### Given exercise:
Copy each line exactly. Drop every picture.

>>>>>

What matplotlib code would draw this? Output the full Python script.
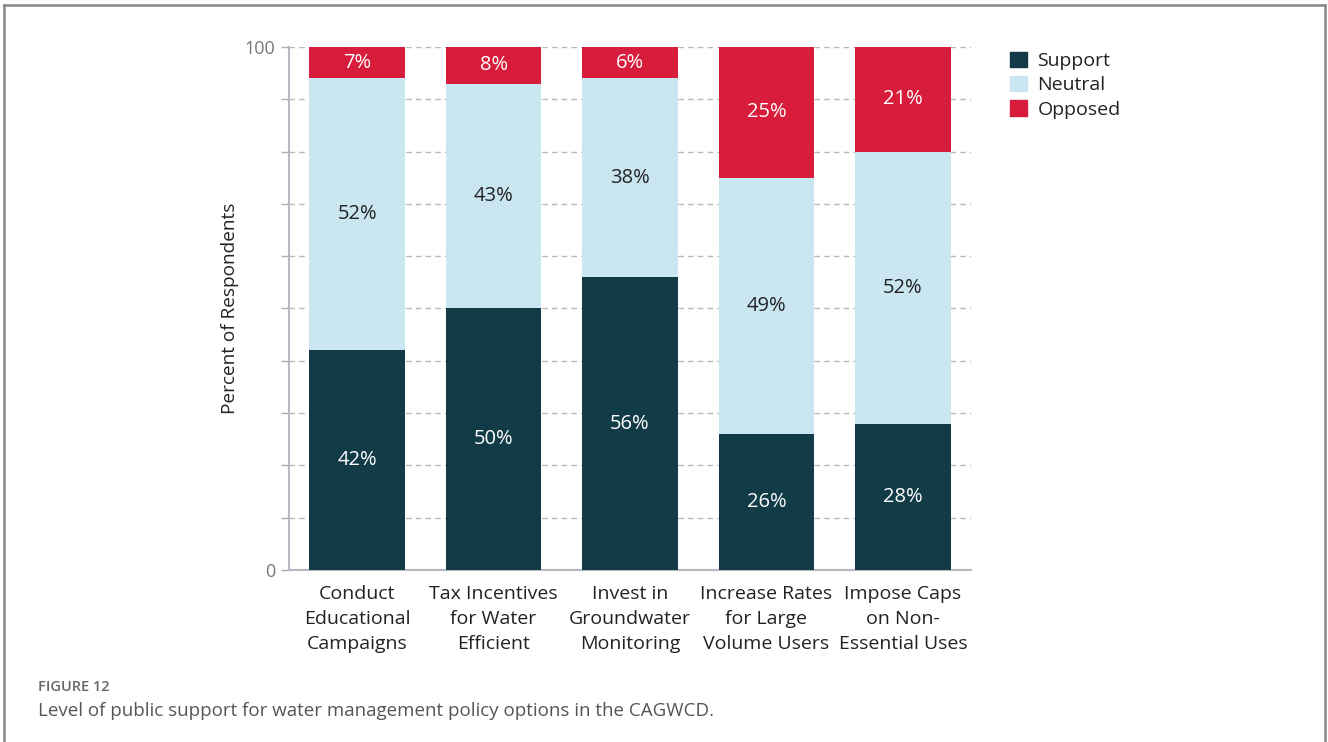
import matplotlib
matplotlib.use("Agg")
import matplotlib.pyplot as plt
from matplotlib.patches import Rectangle
from matplotlib.lines import Line2D
import numpy as np

plt.rcParams['font.family'] = ['Open Sans', 'DejaVu Sans']

categories = [
    "Conduct\nEducational\nCampaigns",
    "Tax Incentives\nfor Water\nEfficient",
    "Invest in\nGroundwater\nMonitoring",
    "Increase Rates\nfor Large\nVolume Users",
    "Impose Caps\non Non-\nEssential Uses",
]
support = [42, 50, 56, 26, 28]
neutral = [52, 43, 38, 49, 52]
opposed = [7, 8, 6, 25, 21]
series_names = ["Support", "Neutral", "Opposed"]

colors = {"Support": "#123b48", "Neutral": "#cae6f1", "Opposed": "#d81c3c"}
text_colors = {"Support": "white", "Neutral": "#222222", "Opposed": "white"}

fig = plt.figure(figsize=(13.28, 7.42), dpi=100)
ax = fig.add_axes([0.2176, 0.2318, 0.7312 - 0.2176, 0.9367 - 0.2318])

x = np.arange(len(categories))
bottom = np.zeros(len(categories))
for name, vals in zip(series_names, [support, neutral, opposed]):
    vals = np.array(vals, dtype=float)
    ax.bar(x, vals, bottom=bottom, width=0.70, color=colors[name],
           label=name, zorder=3, clip_on=True)
    for xi, b, v in zip(x, bottom, vals):
        top = min(b + v, 100)
        ax.text(xi, (b + top) / 2, f"{int(v)}%", ha="center", va="center",
                color=text_colors[name], fontsize=14.5, zorder=4)
    bottom += vals

ax.set_xlim(-0.5, 4.5)
ax.set_ylim(0, 100)
ax.set_yticks(np.arange(0, 101, 10))
ax.set_yticklabels(["0"] + [""] * 9 + ["100"])
ax.tick_params(axis="y", colors="#aaaab4", length=6, width=1, labelcolor="#777777",
               labelsize=13, pad=4)
ax.tick_params(axis="x", length=0, labelsize=14, labelcolor="#222222", pad=11)
ax.set_xticks(x)
ax.set_xticklabels(categories, linespacing=1.5)
ax.yaxis.grid(True, linestyle=(0, (4, 3)), color="#b8b8b8", linewidth=1, zorder=0)
for s in ["top", "right"]:
    ax.spines[s].set_visible(False)
for s in ["left", "bottom"]:
    ax.spines[s].set_color("#b8b8c2")
    ax.spines[s].set_linewidth(1.5)
ax.set_ylabel("Percent of Respondents", fontsize=13.7, color="#222222", labelpad=4)

handles = [Rectangle((0, 0), 1, 1, color=colors[n]) for n in series_names]
fig.legend(handles, series_names, loc="upper left", bbox_to_anchor=(0.7475, 0.954),
           frameon=False, fontsize=14, handlelength=0.85, handleheight=0.85,
           labelspacing=0.3, handletextpad=0.55, labelcolor="#222222")

fig.text(0.0286, 0.074, "FIGURE 12", fontsize=10.5, color="#666666", fontweight="semibold",
         va="center")
fig.text(0.0286, 0.042, "Level of public support for water management policy options in the CAGWCD.",
         fontsize=13.5, color="#555555", va="center")

# outer page frame
for xs, ys in [([0.003, 0.9974], [0.9926, 0.9926]),
               ([0.003, 0.003], [0.9926, -0.1]),
               ([0.9974, 0.9974], [0.9926, -0.1])]:
    fig.add_artist(Line2D(xs, ys, transform=fig.transFigure, color="#888888", linewidth=1.8))

fig.savefig("out.png", dpi=100)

<<<<<

### Output of the task:
What matplotlib code would draw this? Output the full Python script.
import matplotlib
matplotlib.use("Agg")
import matplotlib.pyplot as plt
from matplotlib.patches import Rectangle
from matplotlib.lines import Line2D
import numpy as np

plt.rcParams['font.family'] = ['Open Sans', 'DejaVu Sans']

categories = [
    "Conduct\nEducational\nCampaigns",
    "Tax Incentives\nfor Water\nEfficient",
    "Invest in\nGroundwater\nMonitoring",
    "Increase Rates\nfor Large\nVolume Users",
    "Impose Caps\non Non-\nEssential Uses",
]
support = [42, 50, 56, 26, 28]
neutral = [52, 43, 38, 49, 52]
opposed = [7, 8, 6, 25, 21]
series_names = ["Support", "Neutral", "Opposed"]

colors = {"Support": "#123b48", "Neutral": "#cae6f1", "Opposed": "#d81c3c"}
text_colors = {"Support": "white", "Neutral": "#222222", "Opposed": "white"}

fig = plt.figure(figsize=(13.28, 7.42), dpi=100)
ax = fig.add_axes([0.2176, 0.2318, 0.7312 - 0.2176, 0.9367 - 0.2318])

x = np.arange(len(categories))
bottom = np.zeros(len(categories))
for name, vals in zip(series_names, [support, neutral, opposed]):
    vals = np.array(vals, dtype=float)
    ax.bar(x, vals, bottom=bottom, width=0.70, color=colors[name],
           label=name, zorder=3, clip_on=True)
    for xi, b, v in zip(x, bottom, vals):
        top = min(b + v, 100)
        ax.text(xi, (b + top) / 2, f"{int(v)}%", ha="center", va="center",
                color=text_colors[name], fontsize=14.5, zorder=4)
    bottom += vals

ax.set_xlim(-0.5, 4.5)
ax.set_ylim(0, 100)
ax.set_yticks(np.arange(0, 101, 10))
ax.set_yticklabels(["0"] + [""] * 9 + ["100"])
ax.tick_params(axis="y", colors="#aaaab4", length=6, width=1, labelcolor="#777777",
               labelsize=13, pad=4)
ax.tick_params(axis="x", length=0, labelsize=14, labelcolor="#222222", pad=11)
ax.set_xticks(x)
ax.set_xticklabels(categories, linespacing=1.5)
ax.yaxis.grid(True, linestyle=(0, (4, 3)), color="#b8b8b8", linewidth=1, zorder=0)
for s in ["top", "right"]:
    ax.spines[s].set_visible(False)
for s in ["left", "bottom"]:
    ax.spines[s].set_color("#b8b8c2")
    ax.spines[s].set_linewidth(1.5)
ax.set_ylabel("Percent of Respondents", fontsize=13.7, color="#222222", labelpad=4)

handles = [Rectangle((0, 0), 1, 1, color=colors[n]) for n in series_names]
fig.legend(handles, series_names, loc="upper left", bbox_to_anchor=(0.7475, 0.954),
           frameon=False, fontsize=14, handlelength=0.85, handleheight=0.85,
           labelspacing=0.3, handletextpad=0.55, labelcolor="#222222")

fig.text(0.0286, 0.074, "FIGURE 12", fontsize=10.5, color="#666666", fontweight="semibold",
         va="center")
fig.text(0.0286, 0.042, "Level of public support for water management policy options in the CAGWCD.",
         fontsize=13.5, color="#555555", va="center")

# outer page frame
for xs, ys in [([0.003, 0.9974], [0.9926, 0.9926]),
               ([0.003, 0.003], [0.9926, -0.1]),
               ([0.9974, 0.9974], [0.9926, -0.1])]:
    fig.add_artist(Line2D(xs, ys, transform=fig.transFigure, color="#888888", linewidth=1.8))

fig.savefig("out.png", dpi=100)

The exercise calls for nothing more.